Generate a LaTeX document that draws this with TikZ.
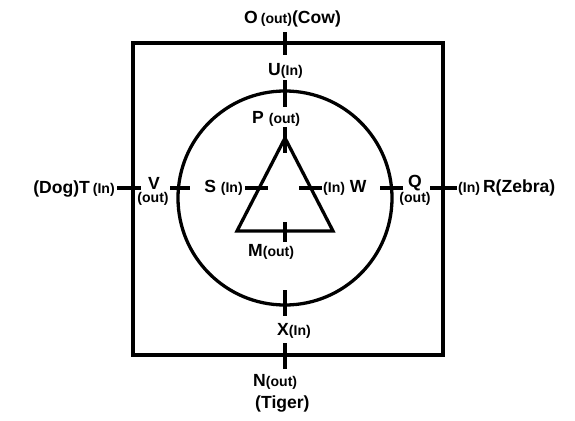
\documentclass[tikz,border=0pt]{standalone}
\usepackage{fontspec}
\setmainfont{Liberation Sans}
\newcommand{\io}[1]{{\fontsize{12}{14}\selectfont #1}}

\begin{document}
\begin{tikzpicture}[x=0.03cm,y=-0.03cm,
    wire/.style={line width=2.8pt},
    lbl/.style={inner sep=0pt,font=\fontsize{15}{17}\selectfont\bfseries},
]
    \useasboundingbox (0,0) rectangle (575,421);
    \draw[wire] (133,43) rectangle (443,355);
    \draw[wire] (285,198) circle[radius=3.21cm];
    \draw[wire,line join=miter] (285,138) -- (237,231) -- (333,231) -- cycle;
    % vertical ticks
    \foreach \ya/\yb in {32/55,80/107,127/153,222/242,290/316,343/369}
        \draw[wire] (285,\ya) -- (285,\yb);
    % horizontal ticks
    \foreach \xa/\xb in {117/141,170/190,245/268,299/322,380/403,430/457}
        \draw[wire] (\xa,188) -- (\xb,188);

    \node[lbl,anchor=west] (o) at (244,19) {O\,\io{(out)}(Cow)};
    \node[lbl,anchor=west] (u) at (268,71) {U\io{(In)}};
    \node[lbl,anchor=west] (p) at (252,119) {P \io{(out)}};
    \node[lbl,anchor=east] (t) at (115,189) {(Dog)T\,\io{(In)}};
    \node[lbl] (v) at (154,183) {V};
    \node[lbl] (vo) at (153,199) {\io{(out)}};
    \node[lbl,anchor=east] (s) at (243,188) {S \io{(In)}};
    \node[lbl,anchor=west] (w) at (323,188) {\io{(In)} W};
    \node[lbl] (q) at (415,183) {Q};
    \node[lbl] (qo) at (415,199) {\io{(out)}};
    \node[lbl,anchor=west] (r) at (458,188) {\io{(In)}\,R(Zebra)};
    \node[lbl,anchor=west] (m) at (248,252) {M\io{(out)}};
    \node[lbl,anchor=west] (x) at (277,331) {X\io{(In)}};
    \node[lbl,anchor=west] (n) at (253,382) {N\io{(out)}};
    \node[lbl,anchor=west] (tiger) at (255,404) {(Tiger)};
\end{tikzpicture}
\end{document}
■ ■ ■
Task requirements → Return all of the data exactly as written, and drop the pictures.

The output →
Generate a LaTeX document that draws this with TikZ.
\documentclass[tikz,border=0pt]{standalone}
\usepackage{fontspec}
\setmainfont{Liberation Sans}
\newcommand{\io}[1]{{\fontsize{12}{14}\selectfont #1}}

\begin{document}
\begin{tikzpicture}[x=0.03cm,y=-0.03cm,
    wire/.style={line width=2.8pt},
    lbl/.style={inner sep=0pt,font=\fontsize{15}{17}\selectfont\bfseries},
]
    \useasboundingbox (0,0) rectangle (575,421);
    \draw[wire] (133,43) rectangle (443,355);
    \draw[wire] (285,198) circle[radius=3.21cm];
    \draw[wire,line join=miter] (285,138) -- (237,231) -- (333,231) -- cycle;
    % vertical ticks
    \foreach \ya/\yb in {32/55,80/107,127/153,222/242,290/316,343/369}
        \draw[wire] (285,\ya) -- (285,\yb);
    % horizontal ticks
    \foreach \xa/\xb in {117/141,170/190,245/268,299/322,380/403,430/457}
        \draw[wire] (\xa,188) -- (\xb,188);

    \node[lbl,anchor=west] (o) at (244,19) {O\,\io{(out)}(Cow)};
    \node[lbl,anchor=west] (u) at (268,71) {U\io{(In)}};
    \node[lbl,anchor=west] (p) at (252,119) {P \io{(out)}};
    \node[lbl,anchor=east] (t) at (115,189) {(Dog)T\,\io{(In)}};
    \node[lbl] (v) at (154,183) {V};
    \node[lbl] (vo) at (153,199) {\io{(out)}};
    \node[lbl,anchor=east] (s) at (243,188) {S \io{(In)}};
    \node[lbl,anchor=west] (w) at (323,188) {\io{(In)} W};
    \node[lbl] (q) at (415,183) {Q};
    \node[lbl] (qo) at (415,199) {\io{(out)}};
    \node[lbl,anchor=west] (r) at (458,188) {\io{(In)}\,R(Zebra)};
    \node[lbl,anchor=west] (m) at (248,252) {M\io{(out)}};
    \node[lbl,anchor=west] (x) at (277,331) {X\io{(In)}};
    \node[lbl,anchor=west] (n) at (253,382) {N\io{(out)}};
    \node[lbl,anchor=west] (tiger) at (255,404) {(Tiger)};
\end{tikzpicture}
\end{document}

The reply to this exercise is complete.